Adherents say the tenets of the faith encourage a non-confrontational approach known as “constructive resilience” that helps the community that numbered 300,000 before the revolution to stay alive.

Its crown jewel is the grassroots Bahai Institute for Higher Education (BIHE) that has allowed young people — including Holakou Rahmanian — to gain access to university-level teaching.

Helped greatly by the internet, it offers a combination of online learning, often from abroad by Bahai emigres, home teaching, and classes in property rented by the community.

“Bahais in Iran are persecuted from cradle to grave. This is the picture,” said Diane Alai, representative of the Bahai International Community (BIC) to the United Nations in Geneva.

“There is not a single Bahai in Iran who has not been affected — the types of persecution are so widespread,” Alai told AFP by phone.

But she added: “Despite the persecution, they want to continue to live in Iran and contribute to the prosperity of the country.”

There was an outcry last month after rights groups said that Bahais were no longer allowed to bury their dead in land in Tehran as they had done traditionally.

Instead, they were being co-opted into using a mass grave originally intended for victims of a 1988 massacre of regime opponents.

This was part of a pattern of “systematic” violations against the Bahais also including “arbitrary arrest and detention, forcible closure of businesses, confiscation of property, bans on employment in the public sector, denial of access to higher education, and hate speech campaigns on state media,” Amnesty International said.

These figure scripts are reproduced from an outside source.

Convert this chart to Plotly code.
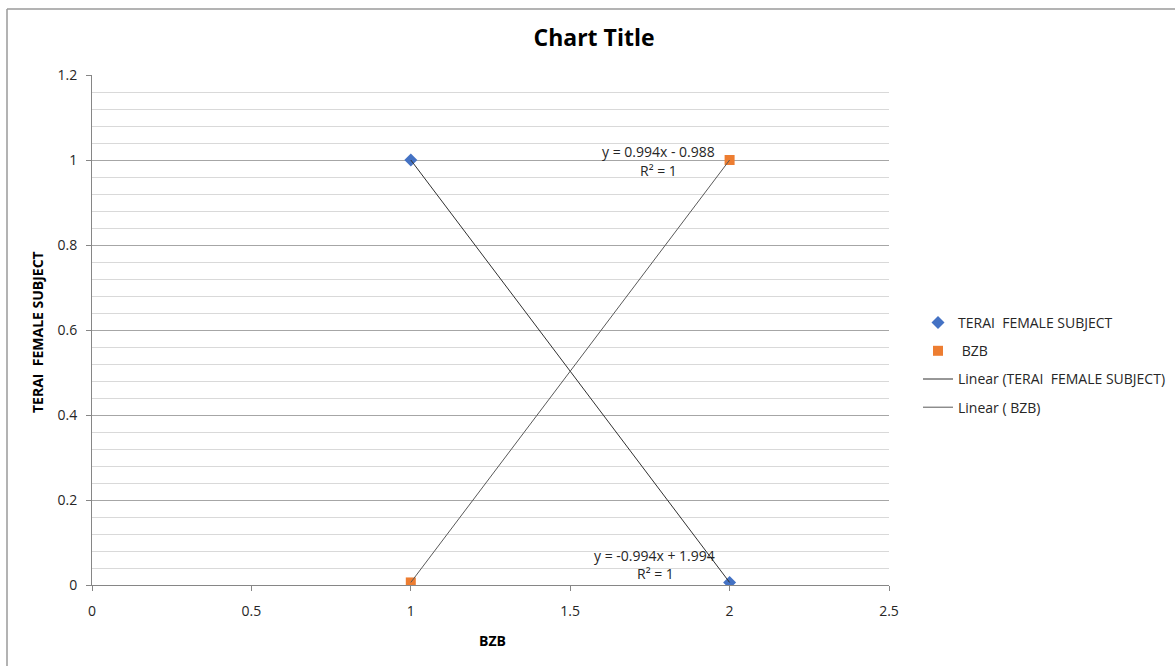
import numpy as np
import plotly.graph_objects as go

# Measured values
x_vals = [1, 2]
terai = [1.0, 0.006]
bzb = [0.006, 1.0]

terai_name = "TERAI\u00a0\u00a0FEMALE SUBJECT"
bzb_name = "BZB"

FONT = "Open Sans"
BLUE = "#4472C4"
ORANGE = "#ED7D31"

# Linear trendlines fitted from the series
def fit(xs, ys):
    m, b = np.polyfit(xs, ys, 1)
    xs_arr = np.array(xs, dtype=float)
    return xs_arr, m * xs_arr + b, m, b

tx, ty, tm, tb = fit(x_vals, terai)
bx, by, bm, bb = fit(x_vals, bzb)

fig = go.Figure()

fig.add_trace(go.Scatter(
    x=x_vals, y=terai, mode="markers", name=terai_name, legendgroup="a",
    marker=dict(symbol="diamond", size=10, color=BLUE),
))
fig.add_trace(go.Scatter(
    x=x_vals, y=bzb, mode="markers", name="\u00a0" + bzb_name, legendgroup="b",
    marker=dict(symbol="square", size=10, color=ORANGE),
))
fig.add_trace(go.Scatter(
    x=tx, y=ty, mode="lines", name="Linear (TERAI\u00a0\u00a0FEMALE SUBJECT)", legendgroup="c",
    line=dict(color="#303030", width=1),
))
fig.add_trace(go.Scatter(
    x=bx, y=by, mode="lines", name="Linear (\u00a0BZB)", legendgroup="d",
    line=dict(color="#595959", width=1),
))

def eq_text(m, b):
    sign = "-" if b < 0 else "+"
    return f"y = {m:.3f}x {sign} {abs(b):.3f}"

ann_font = dict(size=14, color="#262626", family=FONT)
annotations = [
    dict(x=1.777, y=1.019, xref="x", yref="y", text=eq_text(bm, bb), showarrow=False, font=ann_font),
    dict(x=1.777, y=0.976, xref="x", yref="y", text="R\u00b2 = 1", showarrow=False, font=ann_font),
    dict(x=1.765, y=0.0706, xref="x", yref="y", text=eq_text(tm, tb), showarrow=False, font=ann_font),
    dict(x=1.768, y=0.026, xref="x", yref="y", text="R\u00b2 = 1", showarrow=False, font=ann_font),
    # axis titles
    dict(x=(492 - 92) / 797, y=-(640 - 585) / 510, xref="paper", yref="paper",
         xanchor="center", yanchor="middle",
         text="<b>BZB</b>", showarrow=False, font=dict(size=14, color="#000", family=FONT)),
    dict(x=-(92 - 37) / 797, y=(585 - 332) / 510, xref="paper", yref="paper",
         xanchor="center", yanchor="middle",
         text="<b>TERAI\u00a0\u00a0FEMALE SUBJECT</b>", textangle=-90, showarrow=False,
         font=dict(size=14, color="#000", family=FONT)),
]

fig.update_layout(
    width=1175, height=666,
    margin=dict(l=92, r=286, t=75, b=81, autoexpand=False),
    paper_bgcolor="white", plot_bgcolor="white",
    font=dict(family=FONT, size=14, color="#262626"),
    title=dict(text="<b>Chart Title</b>", x=594 / 1175, xanchor="center",
               y=1 - 38 / 666, yanchor="middle",
               font=dict(size=23, color="#000", family=FONT)),
    showlegend=True,
    legend=dict(x=(918 - 92) / 797, xanchor="left", y=(585 - 307) / 510, yanchor="top",
                font=dict(size=14, color="#262626", family=FONT),
                tracegroupgap=7, bgcolor="rgba(0,0,0,0)"),
    annotations=annotations,
    shapes=[
        dict(type="line", xref="paper", yref="paper",
             x0=-(92 - 7) / 797, x1=(1175 - 92) / 797,
             y0=(585 - 9) / 510, y1=(585 - 9) / 510,
             line=dict(color="#9a9a9a", width=1.5)),
        dict(type="line", xref="paper", yref="paper",
             x0=-(92 - 7) / 797, x1=-(92 - 7) / 797,
             y0=(585 - 9) / 510, y1=-81 / 510,
             line=dict(color="#9a9a9a", width=1.5)),
    ],
)

fig.update_xaxes(
    range=[0, 2.5], tickvals=[0, 0.5, 1, 1.5, 2, 2.5],
    showgrid=False, zeroline=False,
    showline=True, linecolor="#868686", linewidth=1,
    ticks="outside", ticklen=5, tickcolor="#868686",
    ticklabelstandoff=8,
    tickfont=dict(size=14, color="#262626", family=FONT),
)
fig.update_yaxes(
    range=[0, 1.2], tickvals=[0, 0.2, 0.4, 0.6, 0.8, 1.0, 1.2],
    ticktext=["0", "0.2", "0.4", "0.6", "0.8", "1", "1.2"],
    showgrid=True, gridcolor="#a6a6a6", gridwidth=1, zeroline=False,
    showline=True, linecolor="#868686", linewidth=1,
    ticks="outside", ticklen=5, tickcolor="#868686",
    ticklabelstandoff=6,
    tickfont=dict(size=14, color="#262626", family=FONT),
    minor=dict(dtick=0.04, tick0=0, showgrid=True, gridcolor="#d9d9d9", gridwidth=1, ticks=""),
)

fig.write_html("out.html")
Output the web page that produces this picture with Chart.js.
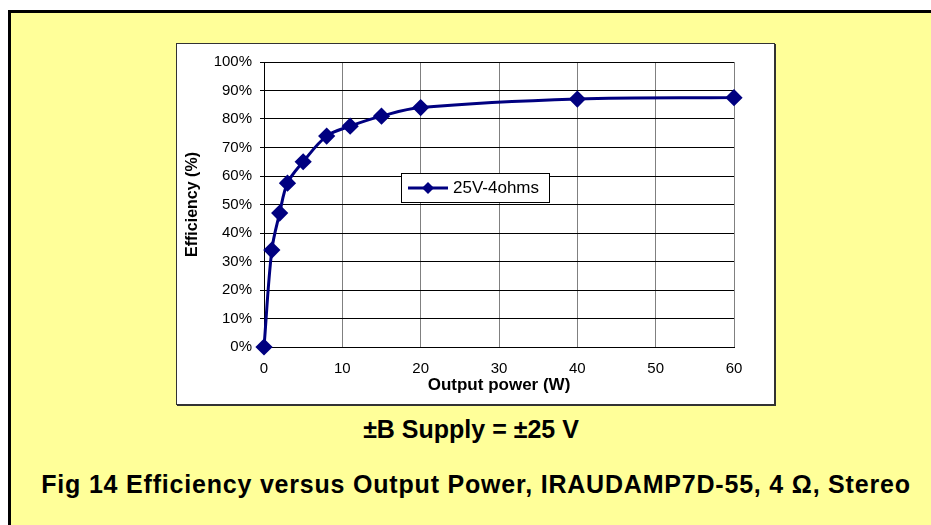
<!DOCTYPE html>
<html>
<head>
<meta charset="utf-8">
<script src="https://cdn.jsdelivr.net/npm/chart.js@4.4.1/dist/chart.umd.min.js"></script>
<style>
  html, body { margin: 0; padding: 0; background: #fff; width: 931px; height: 525px; overflow: hidden; }
  .panel { position: absolute; left: 8px; top: 10px; width: 960px; height: 560px; background: #ffff99; border: 3px solid #000; box-sizing: border-box; }
  .frame { position: absolute; left: 176px; top: 43px; width: 599px; height: 362px; background: #fff; }
  .frame-border { position: absolute; left: 176px; top: 43px; width: 599px; height: 362px; border: 1px solid #333; box-sizing: border-box; box-shadow: 1px 1px 0 #333; pointer-events: none; }
  .cap { position: absolute; left: 0; text-align: center; font-family: "Liberation Sans", Arial, sans-serif; font-weight: bold; color: #000; line-height: 1; white-space: nowrap; }
</style>
</head>
<body>
<div class="panel"></div>
<div class="frame"><canvas id="c" width="599" height="362"></canvas></div>
<div class="frame-border"></div>
<div class="cap" style="top:417px; width:942px; font-size:25px;">±B Supply = ±25 V</div>
<div class="cap" style="top:472px; width:952px; font-size:25px; letter-spacing:0.8px;">Fig 14 Efficiency versus Output Power, IRAUDAMP7D-55, 4 Ω, Stereo</div>
<script>
// values
const powerW = [0, 1, 2, 3, 5, 8, 11, 15, 20, 40, 60];
const efficiencyPct = [0, 34, 47, 57.5, 65, 74, 77.5, 81, 84, 87, 87.5];
const seriesName = '25V-4ohms';
const xTicks = [0, 10, 20, 30, 40, 50, 60];
const yTicks = [0, 10, 20, 30, 40, 50, 60, 70, 80, 90, 100];

const NAVY = '#000080';
const FONT = '"Liberation Sans", Arial, sans-serif';

// legend box sits inside the plot like in the Excel chart
const boxLegend = {
  id: 'boxLegend',
  afterDraw(chart) {
    const ctx = chart.ctx;
    const x = 225, y = 130, w = 148, h = 29;
    ctx.save();
    ctx.fillStyle = '#fff';
    ctx.fillRect(x, y, w, h);
    ctx.strokeStyle = '#000';
    ctx.lineWidth = 1;
    ctx.strokeRect(x + 0.5, y + 0.5, w, h);
    const my = y + h / 2 + 0.5;
    ctx.strokeStyle = NAVY;
    ctx.lineWidth = 3;
    ctx.beginPath();
    ctx.moveTo(x + 7, my);
    ctx.lineTo(x + 47, my);
    ctx.stroke();
    ctx.fillStyle = NAVY;
    ctx.beginPath();
    ctx.moveTo(x + 27, my - 6);
    ctx.lineTo(x + 33, my);
    ctx.lineTo(x + 27, my + 6);
    ctx.lineTo(x + 21, my);
    ctx.closePath();
    ctx.fill();
    ctx.fillStyle = '#000';
    ctx.font = '17px ' + FONT;
    ctx.textBaseline = 'middle';
    ctx.fillText(chart.data.datasets[0].label, x + 52, my);
    ctx.restore();
  }
};

new Chart(document.getElementById('c'), {
  type: 'line',
  data: {
    datasets: [{
      label: seriesName,
      data: powerW.map((p, i) => ({ x: p, y: efficiencyPct[i] })),
      borderColor: NAVY,
      backgroundColor: NAVY,
      borderWidth: 3,
      tension: 0.35,
      pointStyle: 'rectRot',
      pointRadius: 6.5,
      pointHoverRadius: 6.5,
      clip: false
    }]
  },
  options: {
    responsive: false,
    animation: false,
    layout: { padding: { left: 0, top: 19, right: 41, bottom: 0 } },
    plugins: { legend: { display: false }, tooltip: { enabled: false } },
    scales: {
      x: {
        type: 'linear',
        min: 0, max: 60,
        afterBuildTicks: s => { s.ticks = xTicks.map(v => ({ value: v })); },
        afterFit: s => { s.height = 58; },
        ticks: { color: '#000', font: { size: 15, family: FONT }, padding: 13, maxRotation: 0 },
        grid: { color: '#808080', lineWidth: 1, tickLength: 0 },
        border: { color: '#000', width: 1 },
        title: { display: true, text: 'Output power (W)', color: '#000', font: { size: 17, weight: 'bold', family: FONT }, padding: { top: 0, bottom: 9 } }
      },
      y: {
        min: 0, max: 100,
        afterBuildTicks: s => { s.ticks = yTicks.map(v => ({ value: v })); },
        afterFit: s => { s.width = 88; },
        ticks: { color: '#000', font: { size: 15, family: FONT }, padding: 8, callback: v => v + '%' },
        grid: { color: '#000', lineWidth: 1, tickLength: 4 },
        border: { color: '#000', width: 1 },
        title: { display: true, text: 'Efficiency (%)', color: '#000', font: { size: 16, weight: 'bold', family: FONT }, padding: { top: 7, bottom: 0 } }
      }
    }
  },
  plugins: [boxLegend]
});
</script>
</body>
</html>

Following the outcry, this situation was rectified, according to the BIC.

– ‘Turn up the heat’ –

Bahais, regarded as apostate by many Islamic religious conservatives, were subjected to persecution even under the shah, though not on the institutionalised scale seen after the revolution.

Many prominent Bahais left after 1979, such as the architect Hossein Amanat, who designed the futuristic structure in Tehran that was known as the Shahyad (In Memory of the Shah) Tower and now, still a landmark, the Azadi (Freedom) Tower.

Over 200 Bahais were executed in the early years of the Islamic Republic, according to activists.

Ten Bahai women including 17-year old Mona Mahmudnizhad were hanged in June 1983 in the southern city of Shiraz in a case that caused global horror.

The Bahais sought to find ways to live in the country despite the obstacles, and some of them even fought in the war with Iraq.

Yet their status remained a taboo, with activists accusing the Iranian authorities of hoping the persecution would cause the community to disintegrate.

That silence was only occasionally broken, such as in 2016 when the daughter of late former president Akbar Hashemi Rafsanjani, Faezeh Hashemi, outraged conservatives by meeting a prominent jailed Iranian Bahai, Fariba Kamalabadi, who was on leave from prison.

A lack of modern census data makes estimating the number of Bahais currently in Iran difficult, but representatives believe the population remains comparable to the pre-revolution figure.

The goal of Iran’s leaders is to “remove the Bahai faith as a viable entity in Iran”, said James Samimi Farr, of the US Bahai Office of Public Affairs.

“My fear is Iran will continue to turn up the heat to test the patience of the international community,” he said.

– BIHE ‘red line’ –

Rahmanian told AFP he grew up being told that “we always had to keep a low profile. I was advised not to talk about my faith openly”.

Yet, he has “zero bad memories” from contact with fellow pupils.

At the BIHE, he studied computer science, specialising in artificial intelligence.

Rahmanian left Iran in 2012 and managed, with difficulty, to have his BIHE credentials recognised in the United States.

He graduated from the University of California in Santa Cruz in 2018 and got a job with Microsoft.

He now works on AI with Amazon and also teaches at the BIHE, in recognition of how it helped him, and that he calls, proudly, “a red line that the community will never let go of”.